--- Directions for this task ---
Give back every line exactly as it appears, pictures excluded.

* * * * * * * * *

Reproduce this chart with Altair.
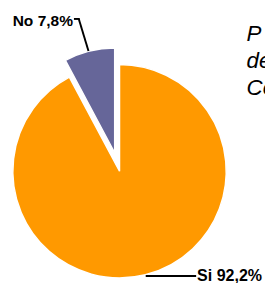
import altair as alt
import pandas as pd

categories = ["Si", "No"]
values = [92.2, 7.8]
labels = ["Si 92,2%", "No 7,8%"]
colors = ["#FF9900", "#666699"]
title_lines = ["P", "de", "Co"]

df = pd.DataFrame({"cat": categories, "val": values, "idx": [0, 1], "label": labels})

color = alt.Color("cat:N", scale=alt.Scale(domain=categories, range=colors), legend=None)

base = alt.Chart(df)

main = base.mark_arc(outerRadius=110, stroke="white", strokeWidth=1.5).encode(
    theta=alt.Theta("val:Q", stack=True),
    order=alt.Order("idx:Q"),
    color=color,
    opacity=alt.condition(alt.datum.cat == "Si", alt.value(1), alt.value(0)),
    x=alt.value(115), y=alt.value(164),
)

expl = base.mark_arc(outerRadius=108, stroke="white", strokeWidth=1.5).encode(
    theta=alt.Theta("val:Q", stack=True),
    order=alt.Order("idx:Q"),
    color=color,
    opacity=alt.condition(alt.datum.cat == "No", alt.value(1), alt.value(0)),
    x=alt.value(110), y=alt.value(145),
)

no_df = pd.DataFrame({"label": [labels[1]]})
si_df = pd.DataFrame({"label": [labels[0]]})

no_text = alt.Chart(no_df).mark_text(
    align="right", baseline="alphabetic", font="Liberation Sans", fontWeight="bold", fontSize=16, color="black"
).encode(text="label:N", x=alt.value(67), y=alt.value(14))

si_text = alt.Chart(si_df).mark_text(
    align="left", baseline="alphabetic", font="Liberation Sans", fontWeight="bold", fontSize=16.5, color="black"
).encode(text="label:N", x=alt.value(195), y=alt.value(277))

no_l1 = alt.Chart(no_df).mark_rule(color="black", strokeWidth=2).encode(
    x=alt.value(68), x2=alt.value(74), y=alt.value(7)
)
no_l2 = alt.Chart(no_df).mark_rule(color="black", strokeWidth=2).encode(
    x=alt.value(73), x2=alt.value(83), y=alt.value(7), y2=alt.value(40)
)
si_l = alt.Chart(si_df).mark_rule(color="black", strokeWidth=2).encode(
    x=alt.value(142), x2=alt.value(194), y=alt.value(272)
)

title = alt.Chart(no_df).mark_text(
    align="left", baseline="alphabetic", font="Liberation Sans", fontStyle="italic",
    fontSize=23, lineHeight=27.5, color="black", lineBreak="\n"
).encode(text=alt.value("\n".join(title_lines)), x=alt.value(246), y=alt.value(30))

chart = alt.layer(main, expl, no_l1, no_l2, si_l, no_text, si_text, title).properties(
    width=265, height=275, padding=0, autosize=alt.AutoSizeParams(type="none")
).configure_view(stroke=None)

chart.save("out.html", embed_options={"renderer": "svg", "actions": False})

* * * * * * * * *

--- Answer to the task ---
Reproduce this chart with Altair.
import altair as alt
import pandas as pd

categories = ["Si", "No"]
values = [92.2, 7.8]
labels = ["Si 92,2%", "No 7,8%"]
colors = ["#FF9900", "#666699"]
title_lines = ["P", "de", "Co"]

df = pd.DataFrame({"cat": categories, "val": values, "idx": [0, 1], "label": labels})

color = alt.Color("cat:N", scale=alt.Scale(domain=categories, range=colors), legend=None)

base = alt.Chart(df)

main = base.mark_arc(outerRadius=110, stroke="white", strokeWidth=1.5).encode(
    theta=alt.Theta("val:Q", stack=True),
    order=alt.Order("idx:Q"),
    color=color,
    opacity=alt.condition(alt.datum.cat == "Si", alt.value(1), alt.value(0)),
    x=alt.value(115), y=alt.value(164),
)

expl = base.mark_arc(outerRadius=108, stroke="white", strokeWidth=1.5).encode(
    theta=alt.Theta("val:Q", stack=True),
    order=alt.Order("idx:Q"),
    color=color,
    opacity=alt.condition(alt.datum.cat == "No", alt.value(1), alt.value(0)),
    x=alt.value(110), y=alt.value(145),
)

no_df = pd.DataFrame({"label": [labels[1]]})
si_df = pd.DataFrame({"label": [labels[0]]})

no_text = alt.Chart(no_df).mark_text(
    align="right", baseline="alphabetic", font="Liberation Sans", fontWeight="bold", fontSize=16, color="black"
).encode(text="label:N", x=alt.value(67), y=alt.value(14))

si_text = alt.Chart(si_df).mark_text(
    align="left", baseline="alphabetic", font="Liberation Sans", fontWeight="bold", fontSize=16.5, color="black"
).encode(text="label:N", x=alt.value(195), y=alt.value(277))

no_l1 = alt.Chart(no_df).mark_rule(color="black", strokeWidth=2).encode(
    x=alt.value(68), x2=alt.value(74), y=alt.value(7)
)
no_l2 = alt.Chart(no_df).mark_rule(color="black", strokeWidth=2).encode(
    x=alt.value(73), x2=alt.value(83), y=alt.value(7), y2=alt.value(40)
)
si_l = alt.Chart(si_df).mark_rule(color="black", strokeWidth=2).encode(
    x=alt.value(142), x2=alt.value(194), y=alt.value(272)
)

title = alt.Chart(no_df).mark_text(
    align="left", baseline="alphabetic", font="Liberation Sans", fontStyle="italic",
    fontSize=23, lineHeight=27.5, color="black", lineBreak="\n"
).encode(text=alt.value("\n".join(title_lines)), x=alt.value(246), y=alt.value(30))

chart = alt.layer(main, expl, no_l1, no_l2, si_l, no_text, si_text, title).properties(
    width=265, height=275, padding=0, autosize=alt.AutoSizeParams(type="none")
).configure_view(stroke=None)

chart.save("out.html", embed_options={"renderer": "svg", "actions": False})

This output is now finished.